Defi Yields Explained
Generating DeFi Yields through Leveraged Staking Rewards.
The platform amplifies ETH yield by combining Ethereum Proof of Stake (PoS) rewards with lending protocols. The stETH vault optimizes returns by utilizing multiple lending platforms to secure the highest possible APRs. Supported protocols include Compound, AAVE, Spark, Morpho, and many others, providing a diversified strategy for generating yields on staked ETH.

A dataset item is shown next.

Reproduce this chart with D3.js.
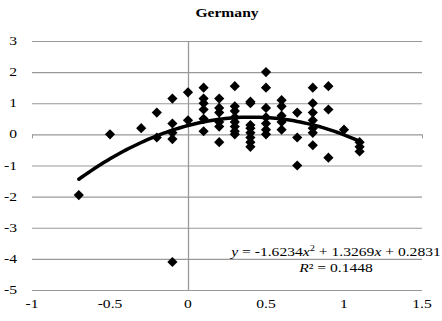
<!DOCTYPE html>
<html>
<head>
<meta charset="utf-8">
<script src="https://cdn.jsdelivr.net/npm/d3@7"></script>
<style>
  body { margin: 0; background: #fff; }
  text { font-family: "Liberation Serif", "Times New Roman", serif; }
</style>
</head>
<body>
<div id="chart-area"></div>
<script>
// data
const xs = [
  -0.7, -0.5, -0.3, -0.2, -0.2,
  -0.1, -0.1, -0.1, -0.1, -0.1,
  0.0, 0.0,
  0.1, 0.1, 0.1, 0.1, 0.1, 0.1,
  0.2, 0.2, 0.2, 0.2, 0.2, 0.2,
  0.3, 0.3, 0.3, 0.3, 0.3, 0.3, 0.3, 0.3,
  0.4, 0.4, 0.4, 0.4, 0.4, 0.4, 0.4, 0.4,
  0.5, 0.5, 0.5, 0.5, 0.5, 0.5, 0.5,
  0.6, 0.6, 0.6, 0.6, 0.6,
  0.7, 0.7, 0.7,
  0.8, 0.8, 0.8, 0.8, 0.8, 0.8, 0.8,
  0.9, 0.9, 0.9,
  1.0,
  1.1, 1.1, 1.1
];
const ys = [
  -1.95, 0.0, 0.2, 0.7, -0.1,
  1.15, 0.35, 0.05, -0.15, -4.1,
  1.35, 0.45,
  1.5, 1.15, 1.0, 0.8, 0.5, 0.1,
  1.15, 0.85, 0.7, 0.4, 0.25, -0.25,
  1.55, 0.9, 0.75, 0.55, 0.4, 0.25, 0.1, 0.0,
  1.05, 1.0, 0.3, 0.2, 0.05, -0.1, -0.25, -0.4,
  2.0, 1.5, 0.85, 0.55, 0.35, 0.15, 0.0,
  1.1, 0.9, 0.6, 0.4, 0.15,
  0.7, -0.1, -1.0,
  1.5, 1.0, 0.7, 0.45, 0.2, 0.05, -0.35,
  1.55, 0.8, -0.75,
  0.15,
  -0.25, -0.4, -0.55
];

// trendline shown on the chart
const trendCoef = [-1.6234, 1.3269, 0.2831];
const trendRange = [-0.7, 1.1];
const rSquared = 0.1448;

const xTicks = [-1, -0.5, 0, 0.5, 1, 1.5];
const yTicks = [3, 2, 1, 0, -1, -2, -3, -4, -5];

const W = 442, H = 321;
const margin = { left: 32, right: 20, top: 41, bottom: 31 };
const width = W - margin.left - margin.right;
const height = H - margin.top - margin.bottom;
const stretch = 1.3; // the original text is wider than it is tall

const svg = d3.select('#chart-area')
  .append('svg')
    .attr('width', W)
    .attr('height', H);

const g = svg.append('g')
  .attr('transform', `translate(${margin.left}, ${margin.top})`);

const x = d3.scaleLinear().domain([-1, 1.5]).range([0, width]);
const y = d3.scaleLinear().domain([-5, 3]).range([height, 0]);

const place = (px, py) => `translate(${px}, ${py}) scale(${stretch}, 1)`;

// title
svg.append('text')
  .attr('transform', place(227, 17))
  .attr('text-anchor', 'middle')
  .attr('font-size', '12px')
  .attr('font-weight', 'bold')
  .text('Germany');

// horizontal gridlines
g.selectAll('.grid')
  .data(yTicks)
  .enter()
    .append('line')
      .attr('class', 'grid')
      .attr('x1', 0)
      .attr('x2', width)
      .attr('y1', d => y(d) + 0.5)
      .attr('y2', d => y(d) + 0.5)
      .attr('stroke', '#999')
      .attr('stroke-width', 1.2);

// vertical axis at x = 0
g.append('line')
  .attr('x1', x(0) + 0.5)
  .attr('x2', x(0) + 0.5)
  .attr('y1', 0)
  .attr('y2', height)
  .attr('stroke', '#999')
  .attr('stroke-width', 1.3);

// small end ticks on the y = 0 line
[-1, 1.5].forEach(v => {
  g.append('line')
    .attr('x1', x(v) + 0.5)
    .attr('x2', x(v) + 0.5)
    .attr('y1', y(0))
    .attr('y2', y(0) + 4)
    .attr('stroke', '#999');
});

// y labels
g.selectAll('.ylab')
  .data(yTicks)
  .enter()
    .append('text')
      .attr('class', 'ylab')
      .attr('transform', d => place(-15, y(d) + 4))
      .attr('text-anchor', 'end')
      .attr('font-size', '12px')
      .text(d => d);

// x labels
g.selectAll('.xlab')
  .data(xTicks)
  .enter()
    .append('text')
      .attr('class', 'xlab')
      .attr('transform', d => place(x(d), height + 18))
      .attr('text-anchor', 'middle')
      .attr('font-size', '12px')
      .text(d => d);

// points
const diamond = d3.symbol().type(d3.symbolSquare).size(52);
g.selectAll('.pt')
  .data(xs.map((v, i) => [v, ys[i]]))
  .enter()
    .append('path')
      .attr('class', 'pt')
      .attr('d', diamond)
      .attr('transform', d => `translate(${x(d[0])}, ${y(d[1])}) rotate(45)`)
      .attr('fill', 'black');

// trendline
const trendX = d3.range(trendRange[0], trendRange[1] + 0.001, 0.02);
const line = d3.line()
  .x(d => x(d))
  .y(d => y(trendCoef[0] * d * d + trendCoef[1] * d + trendCoef[2]));
g.append('path')
  .datum(trendX)
  .attr('d', line)
  .attr('fill', 'none')
  .attr('stroke', 'black')
  .attr('stroke-width', 3.5)
  .attr('stroke-linecap', 'round');

// equation label
const eq = svg.append('text')
  .attr('transform', place(336, 256))
  .attr('text-anchor', 'middle')
  .attr('font-size', '12px');
eq.append('tspan').attr('font-style', 'italic').text('y');
eq.append('tspan').text(` = ${trendCoef[0]}`);
eq.append('tspan').attr('font-style', 'italic').text('x');
eq.append('tspan').attr('font-size', '8px').attr('dy', -5).text('2');
eq.append('tspan').attr('dy', 5).text(` + ${trendCoef[1]}`);
eq.append('tspan').attr('font-style', 'italic').text('x');
eq.append('tspan').text(` + ${trendCoef[2]}`);

const r2 = svg.append('text')
  .attr('transform', place(336, 272))
  .attr('text-anchor', 'middle')
  .attr('font-size', '12px');
r2.append('tspan').attr('font-style', 'italic').text('R');
r2.append('tspan').text(`² = ${rSquared}`);
</script>
</body>
</html>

stETH Vault: Diversified Leveraged Staked ETH
The stETH Vault accepts stETH deposits and strategically allocates them across various lending protocols. By borrowing ETH to acquire additional stETH, the vault creates a leveraged position that enhances interest rates, effectively compounding staking rewards. stETH is a tokenized representation of staked Ethereum, which earns daily staking rewards. It can be used as collateral within lending protocols and borrowed recursively to increase exposure to staking rewards.
Long-Term Steady Yields
Ethereum’s Proof of Stake rewards provide a stable and reliable source of yield that is not dependent on DAO token emissions or secondary incentives. This makes the stETH Vault an ideal option for both short- and long-term holding, offering one of the most consistent and secure DeFi yield opportunities available.
Lending Assets Across Chains
The platform also enables the lending of assets across multiple blockchains, expanding opportunities beyond Ethereum. By connecting with protocols on other chains, users can lend their assets to liquidity pools or lending markets on platforms like AAVE on Avalanche, Compound on Binance Smart Chain, and many others. This cross-chain lending capability opens the door to yield opportunities across a broader range of ecosystems, ensuring users can take advantage of the most lucrative rates available.
Restaking for Enhanced Returns
In addition to staking and lending, restaking is another key feature for optimizing DeFi yields. Through platforms like Eigenlayer and Kiln, users can restake their assets to earn additional rewards. Restaking involves locking up assets in a secondary protocol to increase security or governance participation, with the added benefit of earning further yields. This process allows users to compound their rewards and maximize returns from both staking and restaking efforts, providing a more flexible and powerful strategy for yield optimization across different chains and protocols.